DATA SHOWN:
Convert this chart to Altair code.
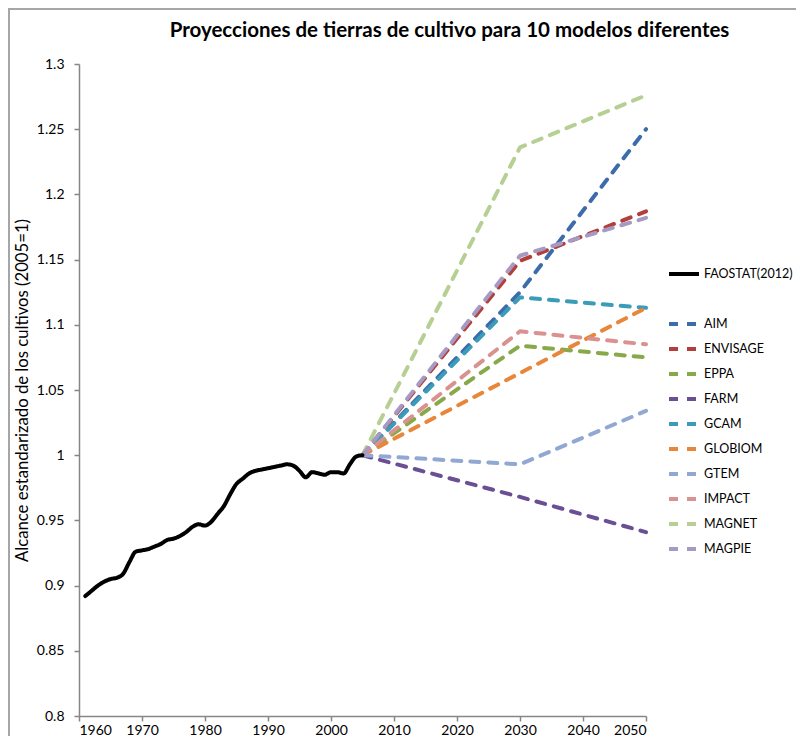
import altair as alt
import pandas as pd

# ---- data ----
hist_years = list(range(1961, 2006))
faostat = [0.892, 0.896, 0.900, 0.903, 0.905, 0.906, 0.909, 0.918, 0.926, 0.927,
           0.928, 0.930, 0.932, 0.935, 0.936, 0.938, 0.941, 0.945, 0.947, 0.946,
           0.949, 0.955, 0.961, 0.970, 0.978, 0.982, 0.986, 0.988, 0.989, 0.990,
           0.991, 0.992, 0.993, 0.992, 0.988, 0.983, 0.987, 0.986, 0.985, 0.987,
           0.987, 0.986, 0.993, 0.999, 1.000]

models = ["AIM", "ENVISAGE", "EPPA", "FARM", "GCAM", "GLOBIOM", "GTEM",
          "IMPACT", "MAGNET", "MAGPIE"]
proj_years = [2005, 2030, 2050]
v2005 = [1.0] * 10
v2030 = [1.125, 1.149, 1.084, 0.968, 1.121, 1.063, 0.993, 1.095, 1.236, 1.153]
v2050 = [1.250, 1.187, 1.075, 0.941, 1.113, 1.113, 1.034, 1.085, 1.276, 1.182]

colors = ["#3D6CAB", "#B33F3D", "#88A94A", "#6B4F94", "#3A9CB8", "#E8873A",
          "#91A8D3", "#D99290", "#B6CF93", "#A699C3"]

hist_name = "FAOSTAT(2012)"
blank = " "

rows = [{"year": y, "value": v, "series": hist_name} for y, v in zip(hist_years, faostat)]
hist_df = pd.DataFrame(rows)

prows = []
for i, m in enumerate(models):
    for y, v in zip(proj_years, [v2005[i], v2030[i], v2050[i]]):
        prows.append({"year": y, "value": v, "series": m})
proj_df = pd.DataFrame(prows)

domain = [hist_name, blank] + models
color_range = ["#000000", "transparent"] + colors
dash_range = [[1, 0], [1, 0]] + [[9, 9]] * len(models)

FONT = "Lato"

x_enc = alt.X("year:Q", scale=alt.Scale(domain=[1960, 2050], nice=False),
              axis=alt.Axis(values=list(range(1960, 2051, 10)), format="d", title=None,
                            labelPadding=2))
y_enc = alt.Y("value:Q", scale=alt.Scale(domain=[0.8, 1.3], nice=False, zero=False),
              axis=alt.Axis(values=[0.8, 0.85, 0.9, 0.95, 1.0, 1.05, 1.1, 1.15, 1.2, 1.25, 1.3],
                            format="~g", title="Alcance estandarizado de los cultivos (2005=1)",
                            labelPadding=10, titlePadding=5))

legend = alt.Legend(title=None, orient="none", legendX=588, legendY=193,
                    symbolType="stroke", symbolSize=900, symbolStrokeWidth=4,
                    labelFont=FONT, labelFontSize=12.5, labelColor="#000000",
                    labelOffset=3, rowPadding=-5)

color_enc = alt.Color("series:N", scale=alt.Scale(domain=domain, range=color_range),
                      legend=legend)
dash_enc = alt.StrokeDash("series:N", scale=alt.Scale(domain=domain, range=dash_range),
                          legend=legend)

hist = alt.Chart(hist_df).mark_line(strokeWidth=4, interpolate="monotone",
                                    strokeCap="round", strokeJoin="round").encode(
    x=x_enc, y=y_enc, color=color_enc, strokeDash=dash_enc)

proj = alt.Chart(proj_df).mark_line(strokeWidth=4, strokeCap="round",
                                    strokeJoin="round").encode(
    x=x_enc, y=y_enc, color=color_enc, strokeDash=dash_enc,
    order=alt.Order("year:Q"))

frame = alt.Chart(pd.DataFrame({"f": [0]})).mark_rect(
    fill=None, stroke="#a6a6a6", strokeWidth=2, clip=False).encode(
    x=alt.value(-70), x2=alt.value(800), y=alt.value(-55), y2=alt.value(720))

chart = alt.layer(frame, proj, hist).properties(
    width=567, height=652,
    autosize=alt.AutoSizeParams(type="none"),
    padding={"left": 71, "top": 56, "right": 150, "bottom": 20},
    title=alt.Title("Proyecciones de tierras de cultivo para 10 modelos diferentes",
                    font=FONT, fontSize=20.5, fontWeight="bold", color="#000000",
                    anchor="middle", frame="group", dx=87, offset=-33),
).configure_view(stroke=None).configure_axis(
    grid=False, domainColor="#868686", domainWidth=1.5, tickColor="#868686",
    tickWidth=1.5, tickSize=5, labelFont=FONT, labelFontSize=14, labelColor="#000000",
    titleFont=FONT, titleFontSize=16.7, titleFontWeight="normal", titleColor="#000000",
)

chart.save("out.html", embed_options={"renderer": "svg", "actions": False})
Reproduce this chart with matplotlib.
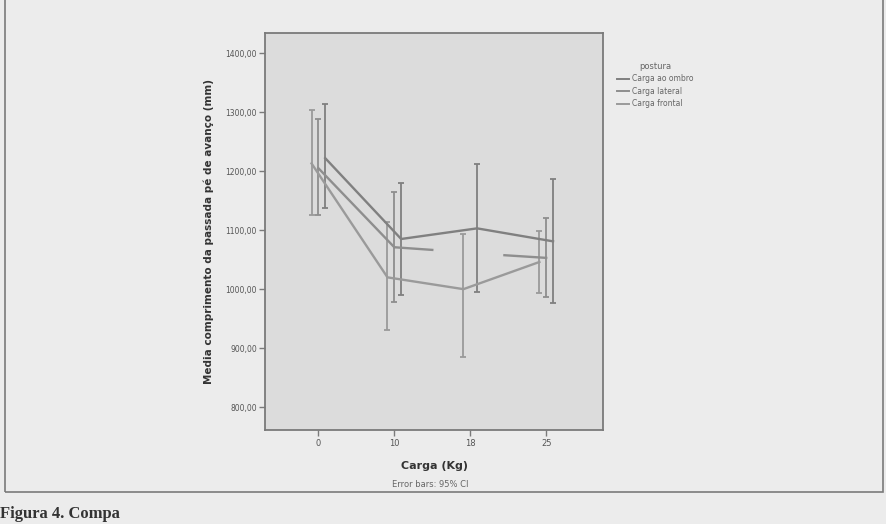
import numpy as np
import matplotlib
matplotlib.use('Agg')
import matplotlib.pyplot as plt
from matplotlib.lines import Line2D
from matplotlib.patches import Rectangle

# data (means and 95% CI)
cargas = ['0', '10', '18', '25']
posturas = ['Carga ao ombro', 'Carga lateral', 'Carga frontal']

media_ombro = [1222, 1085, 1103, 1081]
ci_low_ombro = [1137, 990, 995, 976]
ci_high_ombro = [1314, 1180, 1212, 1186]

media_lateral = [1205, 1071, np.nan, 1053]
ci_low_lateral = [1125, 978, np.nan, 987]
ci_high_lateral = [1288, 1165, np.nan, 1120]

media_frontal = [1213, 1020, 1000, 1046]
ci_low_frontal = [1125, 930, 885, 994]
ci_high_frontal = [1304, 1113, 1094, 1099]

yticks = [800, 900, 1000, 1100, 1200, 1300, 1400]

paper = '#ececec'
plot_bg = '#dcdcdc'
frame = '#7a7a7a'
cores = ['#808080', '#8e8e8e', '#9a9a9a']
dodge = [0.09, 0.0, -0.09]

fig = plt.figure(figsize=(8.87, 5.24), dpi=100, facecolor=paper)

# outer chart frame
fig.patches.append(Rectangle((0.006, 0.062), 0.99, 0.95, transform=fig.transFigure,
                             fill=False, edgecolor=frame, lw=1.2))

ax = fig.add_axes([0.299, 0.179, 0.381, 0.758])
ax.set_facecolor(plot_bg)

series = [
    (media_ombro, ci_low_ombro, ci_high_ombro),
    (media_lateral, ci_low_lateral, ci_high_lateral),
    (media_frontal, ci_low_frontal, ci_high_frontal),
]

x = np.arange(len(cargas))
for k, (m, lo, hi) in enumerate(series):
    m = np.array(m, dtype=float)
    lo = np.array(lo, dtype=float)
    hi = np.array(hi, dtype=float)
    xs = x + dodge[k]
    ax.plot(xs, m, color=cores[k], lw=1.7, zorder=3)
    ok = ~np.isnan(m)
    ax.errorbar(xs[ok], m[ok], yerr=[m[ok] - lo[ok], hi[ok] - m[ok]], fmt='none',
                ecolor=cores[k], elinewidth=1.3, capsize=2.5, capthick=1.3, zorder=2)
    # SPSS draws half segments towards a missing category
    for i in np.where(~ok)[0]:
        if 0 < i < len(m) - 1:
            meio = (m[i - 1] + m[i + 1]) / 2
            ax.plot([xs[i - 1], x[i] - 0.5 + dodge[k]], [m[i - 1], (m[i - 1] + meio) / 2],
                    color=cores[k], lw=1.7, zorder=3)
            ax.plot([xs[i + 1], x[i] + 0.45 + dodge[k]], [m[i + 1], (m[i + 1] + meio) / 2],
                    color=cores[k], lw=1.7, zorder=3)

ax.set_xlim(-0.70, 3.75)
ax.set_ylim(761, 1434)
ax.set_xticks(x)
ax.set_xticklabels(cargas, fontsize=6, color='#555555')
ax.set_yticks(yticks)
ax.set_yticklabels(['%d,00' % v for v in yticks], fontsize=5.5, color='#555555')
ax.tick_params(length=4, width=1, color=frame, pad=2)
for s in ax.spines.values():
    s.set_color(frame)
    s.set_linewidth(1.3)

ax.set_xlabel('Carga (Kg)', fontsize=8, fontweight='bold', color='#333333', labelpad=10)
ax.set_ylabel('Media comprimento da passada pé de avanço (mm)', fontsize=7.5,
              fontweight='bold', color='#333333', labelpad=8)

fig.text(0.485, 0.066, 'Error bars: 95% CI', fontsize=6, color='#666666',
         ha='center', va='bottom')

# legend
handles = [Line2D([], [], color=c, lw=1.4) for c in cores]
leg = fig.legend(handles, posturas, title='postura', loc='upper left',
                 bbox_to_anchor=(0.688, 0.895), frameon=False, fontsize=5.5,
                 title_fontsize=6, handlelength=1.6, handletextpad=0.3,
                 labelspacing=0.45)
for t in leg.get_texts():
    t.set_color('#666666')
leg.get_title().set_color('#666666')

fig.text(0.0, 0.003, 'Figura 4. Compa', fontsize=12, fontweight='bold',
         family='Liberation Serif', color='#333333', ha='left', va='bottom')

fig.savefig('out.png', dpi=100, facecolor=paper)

WHAT IS REQUIRED: Pull out every line containing "matplotlib".

FULL OUTPUT:
Reproduce this chart with matplotlib.
import matplotlib
matplotlib.use('Agg')
import matplotlib.pyplot as plt
from matplotlib.lines import Line2D
from matplotlib.patches import Rectangle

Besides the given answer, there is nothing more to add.